Just pretend this has an audio cable stuck to the back and it’s sitting on a V5¶
The App¶
The desktop app allows you to assign up to 8 Wokwi projects to separate slots that are polled for changes and automatically updated on the Jumperless V5 (within half a second of clicking Save). Or if you don’t want to use Wokwi, it simply acts as a regular terminal emulator like PuTTY, xTerm, Serial, etc. You could also just use any of those, the menus are sent and handled on the Jumperless itself, the Jumperless desktop app just adds automatic firmware updates, Wokwi polling, and arduino-cli for flashing code from your Wokwi sketch to the Arduino via a single USB cable.
Serial/I2C/SPI/MIDI¶
Jumperless V5 can sniff or write any UART, I2C, SPI, or MIDI signals on the board. It can be set to either print whatever it reads on the breadboard LEDs, turning the Jumperless into a serial monitor and/or show up as 2 USB devices to your computer and give you bidirectional communication through that other port. Look at that, Jumperless just saved you $3 on one of those little USB-UART boards, it practically pays for itself!!1!
Slots/Music¶
The firmware saves multiple netlists in separate text files. You can save/load/manage the various slots through a serial terminal, the onboard menus, or even crazier things like having the slot change based on a Eurorack CV (control voltage) signal or whatever. So Jumperless can be incorporated into your modular synth setup as a way to switch between a bunch of patches live on the fly. The switchover time from one setup to another is quick enough to be inaudible.
Voltage/Current Limits¶
The CMOS analog switches inside these CH446Qs can only block or pass voltages that are between their power supply rails. They’re powered with an LT1054CP charge pump voltage doubler/inverter circuit that produces ~±9V. So it can handle any voltages between +9V and -9V and ~100mA per connection. You may notice that these values are well outside the absolute maximum ratings (14.6V and 10mA per connection) listed in the CH446Q datasheet. That’s because they are, all the specifications of the CH446Q get better as the supply voltage increases, so I’m exploiting the arcane weirdness of CMOS to get closer to an ideal switch. All of this is unchanged from the original Jumperless, so it’s been well tested.
On resistance¶
Okay, here’s the main bummer here. As it turns out, we live in a universe governed by both physics and capitalism, so manufacturers only make chips they think people will buy. The CH446Q (and the MT8816 it was based on) were made with radio, video, and audio in mind, which is much more concerned with frequency response than acting like an idealized jumper wire that can pass a bunch of current. So the total resistance for a jumperless connection is ~90Ω (45Ω for each pass through an overdriven crosspoint switch). For most circuits, this really doesn’t have a noticeable effect. The beauty of the Jumperless V5 is that it can show you when that resistance is affecting your circuit and tell you to place an old-school jumper wire on that connection like it’s the 1800s.

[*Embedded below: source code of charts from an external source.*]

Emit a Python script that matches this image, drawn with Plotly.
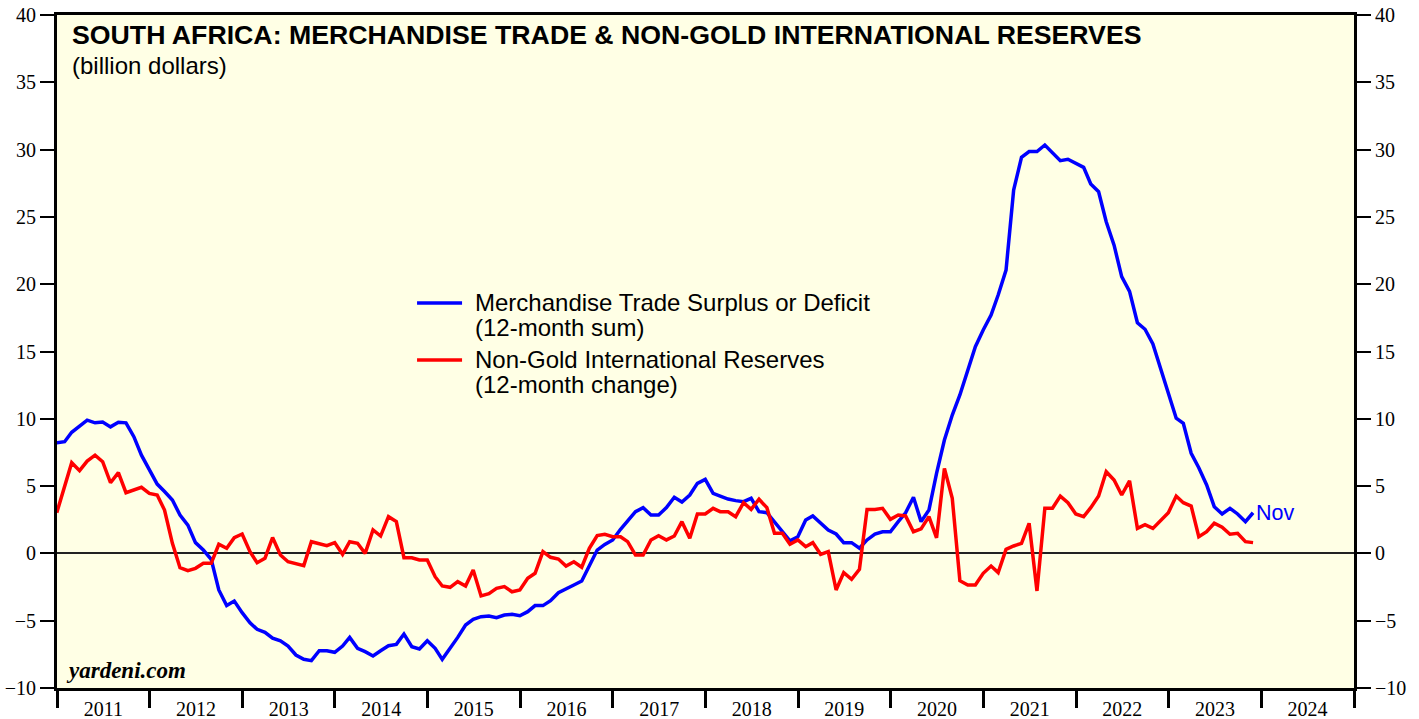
import pandas as pd
import plotly.graph_objects as go

# Monthly observations, Dec 2010 .. Nov 2023 (plotted at month end)
months = pd.period_range("2010-12", "2023-11", freq="M")

trade_surplus = [
    8.22, 8.3, 9.0, 9.46, 9.9, 9.7, 9.76, 9.4, 9.74, 9.7, 8.67, 7.3,
    6.2, 5.15, 4.6, 3.97, 2.85, 2.1, 0.8, 0.25, -0.44, -2.72, -3.88, -3.54,
    -4.4, -5.15, -5.64, -5.86, -6.3, -6.5, -6.88, -7.55, -7.87, -7.97, -7.23, -7.23,
    -7.35, -6.88, -6.24, -7.05, -7.3, -7.62, -7.23, -6.86, -6.76, -5.99, -6.93, -7.1,
    -6.49, -7.05, -7.87, -7.05, -6.24, -5.32, -4.9, -4.7, -4.65, -4.78, -4.58, -4.53,
    -4.63, -4.33, -3.88, -3.88, -3.51, -2.92, -2.67, -2.35, -2.05, -0.86, 0.25, 0.67,
    1.0, 1.79, 2.41, 3.1, 3.4, 2.85, 2.85, 3.4, 4.17, 3.82, 4.34, 5.2,
    5.5, 4.46, 4.26, 4.04, 3.92, 3.84, 4.09, 3.1, 3.02, 2.36, 1.61, 0.94,
    1.24, 2.48, 2.78, 2.24, 1.74, 1.44, 0.8, 0.8, 0.38, 1.0, 1.44, 1.61,
    1.61, 2.36, 3.02, 4.17, 2.36, 3.22, 5.95, 8.42, 10.28, 11.77, 13.5, 15.36,
    16.6, 17.71, 19.2, 21.05, 27.0, 29.43, 29.85, 29.85, 30.34, 29.77, 29.18, 29.28,
    28.98, 28.68, 27.44, 26.87, 24.64, 22.9, 20.56, 19.47, 17.14, 16.65, 15.56, 13.75,
    12.01, 10.04, 9.67, 7.44, 6.37, 5.08, 3.47, 2.93, 3.35, 2.93, 2.36, 3.02,
]

reserves_change = [
    3.02, 4.91, 6.74, 6.15, 6.86, 7.3, 6.81, 5.25, 6.0, 4.51, 4.71, 4.91,
    4.46, 4.34, 3.22, 0.75, -1.06, -1.28, -1.11, -0.74, -0.74, 0.68, 0.38, 1.17,
    1.44, 0.13, -0.69, -0.36, 1.18, -0.12, -0.62, -0.79, -0.91, 0.87, 0.7, 0.57,
    0.8, -0.07, 0.87, 0.75, 0.0, 1.74, 1.29, 2.73, 2.36, -0.32, -0.32, -0.49,
    -0.49, -1.73, -2.42, -2.52, -2.1, -2.42, -1.23, -3.16, -2.99, -2.6, -2.47, -2.85,
    -2.72, -1.85, -1.48, 0.13, -0.29, -0.42, -0.94, -0.62, -1.03, 0.38, 1.32, 1.42,
    1.24, 1.24, 0.87, -0.12, -0.12, 1.0, 1.32, 1.0, 1.29, 2.36, 1.12, 2.93,
    2.93, 3.35, 3.1, 3.1, 2.73, 3.77, 3.27, 4.02, 3.4, 1.49, 1.49, 0.68,
    1.0, 0.5, 0.8, -0.07, 0.13, -2.72, -1.43, -1.92, -1.18, 3.27, 3.27, 3.35,
    2.53, 2.85, 2.78, 1.61, 1.82, 2.73, 1.16, 6.32, 4.09, -2.03, -2.35, -2.35,
    -1.48, -0.94, -1.43, 0.3, 0.55, 0.75, 2.24, -2.79, 3.35, 3.35, 4.26, 3.77,
    2.93, 2.73, 3.4, 4.26, 6.07, 5.45, 4.34, 5.39, 1.86, 2.14, 1.86, 2.43,
    3.02, 4.26, 3.77, 3.52, 1.24, 1.61, 2.24, 1.94, 1.42, 1.49, 0.87, 0.8,
]

y_ticks = [-10, -5, 0, 5, 10, 15, 20, 25, 30, 35, 40]

title_text = "SOUTH AFRICA: MERCHANDISE TRADE & NON-GOLD INTERNATIONAL RESERVES"
subtitle_text = "(billion dollars)"
blue_name = ["Merchandise Trade Surplus or Deficit", "(12-month sum)"]
red_name = ["Non-Gold International Reserves", "(12-month change)"]
last_label = "Nov"

BLUE = "#0000FF"
RED = "#FF0000"

dates = months.to_timestamp(how="end").normalize()

fig = go.Figure()
fig.add_trace(go.Scatter(x=dates, y=trade_surplus, mode="lines", name=" ".join(blue_name),
                         line=dict(color=BLUE, width=3.5)))
fig.add_trace(go.Scatter(x=dates, y=reserves_change, mode="lines", name=" ".join(red_name),
                         line=dict(color=RED, width=3.5)))
# invisible trace to drive the right-hand axis
fig.add_trace(go.Scatter(x=[dates[0]], y=[None], yaxis="y2", showlegend=False,
                         hoverinfo="skip"))

serif = "Liberation Serif, Times New Roman, serif"
sans = "Liberation Sans, Arial, sans-serif"

fig.update_layout(
    width=1419, height=719,
    margin=dict(l=57, r=65, t=15, b=31, autoexpand=False),
    paper_bgcolor="white",
    plot_bgcolor="#FFFFE5",
    showlegend=False,
    xaxis=dict(
        range=["2011-01-01", "2025-01-01"], type="date", automargin=False,
        tick0="2011-01-01", dtick="M12", tickformat="%Y", ticklabelmode="period",
        ticks="outside", ticklen=17, tickwidth=3, tickcolor="black",
        ticklabelstandoff=-16,
        showline=True, linewidth=3, linecolor="black", mirror=True,
        showgrid=False, zeroline=False,
        tickfont=dict(family=serif, size=20, color="black"),
    ),
    yaxis=dict(
        range=[-10, 40], tickvals=y_ticks, ticks="outside", ticklen=14, tickwidth=2,
        tickcolor="black", showline=True, linewidth=3, linecolor="black",
        showgrid=False, zeroline=True, zerolinecolor="#222222", zerolinewidth=1.5,
        automargin=False, tickfont=dict(family=serif, size=20, color="black"),
    ),
    yaxis2=dict(
        range=[-10, 40], tickvals=y_ticks, overlaying="y", side="right",
        ticks="outside", ticklen=14, tickwidth=2, tickcolor="black",
        showline=True, linewidth=3, linecolor="black",
        showgrid=False, zeroline=False, automargin=False,
        tickfont=dict(family=serif, size=20, color="black"),
    ),
)

fig.add_annotation(xref="paper", yref="paper", x=0.010, y=0.970, xanchor="left", yanchor="middle",
                   text="<b>" + title_text + "</b>", showarrow=False,
                   font=dict(family=sans, size=26.7, color="black"))
fig.add_annotation(xref="paper", yref="paper", x=0.010, y=0.925, xanchor="left", yanchor="middle",
                   text=subtitle_text, showarrow=False,
                   font=dict(family=sans, size=24, color="black"))
fig.add_annotation(xref="paper", yref="paper", x=0.0057, y=0.0265, xanchor="left", yanchor="middle",
                   text="<b><i>yardeni.com</i></b>", showarrow=False,
                   font=dict(family=serif, size=23, color="black"))
fig.add_annotation(x=dates[-1], y=trade_surplus[-1], xanchor="left", yanchor="middle",
                   xshift=1, text=last_label, showarrow=False,
                   font=dict(family=sans, size=21.5, color=BLUE))

# legend (drawn in the plot-area frame)
legend_rows = [(BLUE, blue_name, 0.5721, 0.5364), (RED, red_name, 0.4874, 0.4517)]
for color, lines, y1, y2 in legend_rows:
    fig.add_shape(type="line", xref="paper", yref="paper", x0=0.2776, x1=0.3123,
                  y0=y1, y1=y1, line=dict(color=color, width=3.5))
    for txt, yy in zip(lines, (y1, y2)):
        fig.add_annotation(xref="paper", yref="paper", x=0.3207, y=yy, xanchor="left",
                           yanchor="middle", text=txt, showarrow=False,
                           font=dict(family=sans, size=24, color="black"))

# remove the browser's default 8px body margin so the figure fills the window exactly
fig.write_html("out.html", config={"displayModeBar": False},
               post_script="document.body.style.margin='0';document.body.style.overflow='hidden';")
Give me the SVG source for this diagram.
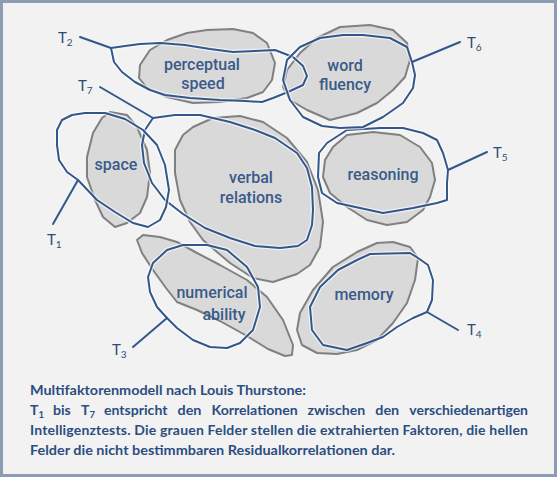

If this campaign does well enough, the next project will be making a general purpose crossbar switch out of beefy MOSFETs and floating gate drivers to get the voltage limits into the ±50V range and the Ron down to ~1Ω, but custom high-current silicon is a huge, expensive undertaking (that I am 100% committed to doing)¶
Frequency Response¶
The CH446Q analog crosspoint switches used here have a 3dB rolloff (1/2 the signal amplitude is passed, not a hard limit) of 50MHz, which is well above any breadboard’s rolloff frequency (the clip-plastic-clip between each row is effectively a tiny capacitor.) So even for super high speed SPI signals, this really isn’t an issue. Modern (last ~30 years) input buffers on ICs are just amazing. TL;DR In regards to frequency, if it works on a regular breadboard, it will work on this.
Repairability¶
If you’re worried about messing up one of the a spring clips and ruining your Jumperless, fear not! The breadboard shell is removable, so you can easily remove the shell and replace the offending clip (5-6 spares will be included).
This is really just for peace of mind. These clips are made of spring-tempered phosphor bronze, which is what they use for super high quality breadboards, and they’re pretty hard to permanently bend out of shape.
The other cool bonus of having removable shells is that you can print your own in any color/material you like and swap it out. The stock shell is 3D printed in black SLS PA-12 Nylon.
When you buy a Jumperless, you’re also buying the right so have a working Jumperless forever. There’s literally nothing you can do to break it so badly that I won’t happily fix or replace it for free. If you want to fix it yourself, I will send you any parts you need and walk you through the repair.
Open Sourciness¶
This thing infinitely open source and hackable. I’m kind of a zealot about that stuff. Want to make 10 of these with a USB Mini port for you and your friends? Let me know and I’ll double check everything when you’re putting in the PCB order to make sure all the parts are placed correctly and stuff (and I’d totally buy one, I love USB Mini). I’ll even send you the custom spring clips.
If you have some feature you want to add, I’m happy to help. Either by just adding it myself or walking you through the relevant bits of code to make it happen.